### Your task
Copy every line from the data below in which the string "this" can be found.

### Data provided
|---|

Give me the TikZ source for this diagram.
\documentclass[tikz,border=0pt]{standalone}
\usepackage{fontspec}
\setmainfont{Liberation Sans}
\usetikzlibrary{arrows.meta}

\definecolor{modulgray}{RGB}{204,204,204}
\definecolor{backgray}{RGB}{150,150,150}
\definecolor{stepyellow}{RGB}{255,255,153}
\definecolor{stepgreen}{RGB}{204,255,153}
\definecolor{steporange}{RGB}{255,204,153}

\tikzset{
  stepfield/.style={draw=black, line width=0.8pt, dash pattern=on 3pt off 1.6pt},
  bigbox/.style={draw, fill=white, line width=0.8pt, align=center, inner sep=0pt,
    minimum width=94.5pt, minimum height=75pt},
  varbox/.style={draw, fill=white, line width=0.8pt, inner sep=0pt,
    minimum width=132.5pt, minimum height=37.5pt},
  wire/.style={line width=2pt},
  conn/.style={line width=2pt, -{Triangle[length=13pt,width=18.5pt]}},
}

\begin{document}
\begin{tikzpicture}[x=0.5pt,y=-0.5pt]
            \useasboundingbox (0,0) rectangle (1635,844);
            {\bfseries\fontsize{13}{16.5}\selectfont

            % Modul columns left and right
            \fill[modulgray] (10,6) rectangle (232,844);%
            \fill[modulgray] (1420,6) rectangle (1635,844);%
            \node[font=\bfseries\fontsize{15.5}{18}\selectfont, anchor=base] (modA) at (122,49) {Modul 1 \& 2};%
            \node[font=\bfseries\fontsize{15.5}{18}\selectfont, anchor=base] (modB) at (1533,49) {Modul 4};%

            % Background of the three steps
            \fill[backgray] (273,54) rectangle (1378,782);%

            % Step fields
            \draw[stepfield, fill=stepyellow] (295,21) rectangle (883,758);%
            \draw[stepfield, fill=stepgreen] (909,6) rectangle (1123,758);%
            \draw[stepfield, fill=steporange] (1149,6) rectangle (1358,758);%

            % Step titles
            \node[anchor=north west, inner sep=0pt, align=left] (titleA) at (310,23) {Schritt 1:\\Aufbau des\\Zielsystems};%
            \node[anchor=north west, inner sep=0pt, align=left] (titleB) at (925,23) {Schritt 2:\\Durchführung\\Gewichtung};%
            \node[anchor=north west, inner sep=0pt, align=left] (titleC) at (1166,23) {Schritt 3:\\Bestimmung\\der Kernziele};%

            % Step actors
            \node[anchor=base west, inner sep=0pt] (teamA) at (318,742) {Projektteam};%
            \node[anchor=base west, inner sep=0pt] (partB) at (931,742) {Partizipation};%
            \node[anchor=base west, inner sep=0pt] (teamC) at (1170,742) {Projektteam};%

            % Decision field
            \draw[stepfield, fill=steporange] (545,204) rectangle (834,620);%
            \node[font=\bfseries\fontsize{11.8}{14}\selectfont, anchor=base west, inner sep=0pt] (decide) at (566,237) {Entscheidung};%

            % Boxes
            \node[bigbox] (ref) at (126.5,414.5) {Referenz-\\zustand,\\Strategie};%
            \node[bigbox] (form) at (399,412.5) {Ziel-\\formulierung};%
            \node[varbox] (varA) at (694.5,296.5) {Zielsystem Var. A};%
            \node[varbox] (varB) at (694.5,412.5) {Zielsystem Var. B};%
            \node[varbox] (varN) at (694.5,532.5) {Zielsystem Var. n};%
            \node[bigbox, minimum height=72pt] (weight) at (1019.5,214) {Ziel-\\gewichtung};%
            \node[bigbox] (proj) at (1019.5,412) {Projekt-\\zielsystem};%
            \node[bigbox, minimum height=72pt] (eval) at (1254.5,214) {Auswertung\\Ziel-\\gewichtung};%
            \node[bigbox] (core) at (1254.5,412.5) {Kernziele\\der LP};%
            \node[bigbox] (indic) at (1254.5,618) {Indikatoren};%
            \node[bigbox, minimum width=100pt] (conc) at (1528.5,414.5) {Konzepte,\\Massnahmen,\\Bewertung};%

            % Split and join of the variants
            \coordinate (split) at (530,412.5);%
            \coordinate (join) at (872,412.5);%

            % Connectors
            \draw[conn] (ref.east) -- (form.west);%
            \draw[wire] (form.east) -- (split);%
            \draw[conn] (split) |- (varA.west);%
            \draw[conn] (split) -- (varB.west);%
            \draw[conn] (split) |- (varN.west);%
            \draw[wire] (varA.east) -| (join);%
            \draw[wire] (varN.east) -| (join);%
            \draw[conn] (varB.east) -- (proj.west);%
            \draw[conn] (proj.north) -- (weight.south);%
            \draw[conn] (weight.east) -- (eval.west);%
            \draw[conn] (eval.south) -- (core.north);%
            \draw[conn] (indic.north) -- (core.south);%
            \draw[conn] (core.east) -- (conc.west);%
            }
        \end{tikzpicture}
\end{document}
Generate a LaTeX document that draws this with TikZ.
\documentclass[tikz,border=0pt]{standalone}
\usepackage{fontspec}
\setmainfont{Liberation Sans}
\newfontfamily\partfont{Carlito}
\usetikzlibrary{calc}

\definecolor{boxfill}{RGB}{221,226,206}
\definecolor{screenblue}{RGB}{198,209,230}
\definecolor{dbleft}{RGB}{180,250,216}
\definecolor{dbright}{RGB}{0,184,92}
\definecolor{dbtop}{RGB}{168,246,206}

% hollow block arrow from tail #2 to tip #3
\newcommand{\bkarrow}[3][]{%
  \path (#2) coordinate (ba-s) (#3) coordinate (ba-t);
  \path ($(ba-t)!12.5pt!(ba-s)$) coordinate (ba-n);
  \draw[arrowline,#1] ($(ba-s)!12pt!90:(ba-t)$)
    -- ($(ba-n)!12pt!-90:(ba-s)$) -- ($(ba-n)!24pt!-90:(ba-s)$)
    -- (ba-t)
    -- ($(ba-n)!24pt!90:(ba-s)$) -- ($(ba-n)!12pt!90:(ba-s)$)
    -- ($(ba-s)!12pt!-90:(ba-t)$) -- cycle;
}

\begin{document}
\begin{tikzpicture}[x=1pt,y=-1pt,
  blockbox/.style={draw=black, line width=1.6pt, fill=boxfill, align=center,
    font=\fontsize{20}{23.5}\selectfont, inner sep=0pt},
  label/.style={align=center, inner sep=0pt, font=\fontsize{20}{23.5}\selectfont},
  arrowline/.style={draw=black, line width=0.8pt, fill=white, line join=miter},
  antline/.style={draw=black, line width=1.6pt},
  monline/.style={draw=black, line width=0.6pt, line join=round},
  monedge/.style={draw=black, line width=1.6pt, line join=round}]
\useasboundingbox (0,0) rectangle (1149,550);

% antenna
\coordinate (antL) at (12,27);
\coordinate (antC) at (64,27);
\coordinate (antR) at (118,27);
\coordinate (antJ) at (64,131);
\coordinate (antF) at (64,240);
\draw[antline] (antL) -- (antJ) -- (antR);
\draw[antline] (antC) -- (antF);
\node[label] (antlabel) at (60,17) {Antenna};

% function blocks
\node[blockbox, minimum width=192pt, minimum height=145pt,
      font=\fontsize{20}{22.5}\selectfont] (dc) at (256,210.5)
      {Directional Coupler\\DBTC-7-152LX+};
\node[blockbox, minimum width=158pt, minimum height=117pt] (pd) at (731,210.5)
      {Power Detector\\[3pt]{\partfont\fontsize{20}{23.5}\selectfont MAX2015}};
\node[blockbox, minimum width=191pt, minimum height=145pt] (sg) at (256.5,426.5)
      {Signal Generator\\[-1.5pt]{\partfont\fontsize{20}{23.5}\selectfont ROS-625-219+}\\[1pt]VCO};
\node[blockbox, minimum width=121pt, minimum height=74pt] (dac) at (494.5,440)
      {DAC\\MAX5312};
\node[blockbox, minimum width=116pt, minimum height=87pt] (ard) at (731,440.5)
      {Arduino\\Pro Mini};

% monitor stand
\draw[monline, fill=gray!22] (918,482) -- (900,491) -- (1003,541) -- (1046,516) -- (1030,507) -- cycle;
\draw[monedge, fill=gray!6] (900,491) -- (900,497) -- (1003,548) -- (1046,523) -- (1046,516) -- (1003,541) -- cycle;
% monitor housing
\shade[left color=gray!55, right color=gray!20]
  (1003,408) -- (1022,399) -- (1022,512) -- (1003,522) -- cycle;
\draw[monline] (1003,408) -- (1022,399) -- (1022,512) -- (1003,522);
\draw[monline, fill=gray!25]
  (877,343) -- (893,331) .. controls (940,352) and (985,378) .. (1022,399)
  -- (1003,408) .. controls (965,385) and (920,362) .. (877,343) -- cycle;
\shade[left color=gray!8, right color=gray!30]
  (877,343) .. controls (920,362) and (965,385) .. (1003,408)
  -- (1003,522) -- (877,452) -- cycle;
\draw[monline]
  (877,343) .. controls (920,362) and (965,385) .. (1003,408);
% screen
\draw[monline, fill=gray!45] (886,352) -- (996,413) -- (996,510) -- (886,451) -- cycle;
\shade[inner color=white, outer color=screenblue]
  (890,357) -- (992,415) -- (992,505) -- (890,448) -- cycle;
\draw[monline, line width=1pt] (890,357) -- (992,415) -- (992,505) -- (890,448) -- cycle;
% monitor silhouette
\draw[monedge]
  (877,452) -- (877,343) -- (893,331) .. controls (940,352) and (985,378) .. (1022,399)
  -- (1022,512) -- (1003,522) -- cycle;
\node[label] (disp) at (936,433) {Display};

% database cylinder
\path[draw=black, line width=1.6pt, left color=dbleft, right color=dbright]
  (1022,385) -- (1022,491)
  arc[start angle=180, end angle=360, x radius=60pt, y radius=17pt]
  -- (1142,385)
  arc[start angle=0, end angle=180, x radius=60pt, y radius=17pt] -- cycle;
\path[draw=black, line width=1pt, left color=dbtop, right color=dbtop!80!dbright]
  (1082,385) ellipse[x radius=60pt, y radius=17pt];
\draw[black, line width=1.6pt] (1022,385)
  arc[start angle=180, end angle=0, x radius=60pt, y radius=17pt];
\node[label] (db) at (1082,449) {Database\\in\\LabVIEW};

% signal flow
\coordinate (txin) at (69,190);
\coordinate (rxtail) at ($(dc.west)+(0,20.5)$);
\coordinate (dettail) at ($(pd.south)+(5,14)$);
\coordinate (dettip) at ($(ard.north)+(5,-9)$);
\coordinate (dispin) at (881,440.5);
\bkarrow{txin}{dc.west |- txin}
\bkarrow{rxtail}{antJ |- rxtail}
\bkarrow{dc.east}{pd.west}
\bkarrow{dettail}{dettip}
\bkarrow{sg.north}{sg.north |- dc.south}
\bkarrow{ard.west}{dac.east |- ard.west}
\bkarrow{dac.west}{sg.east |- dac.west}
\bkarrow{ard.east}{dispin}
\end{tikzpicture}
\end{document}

|---|

### Complete answer
Give me the TikZ source for this diagram.
Generate a LaTeX document that draws this with TikZ.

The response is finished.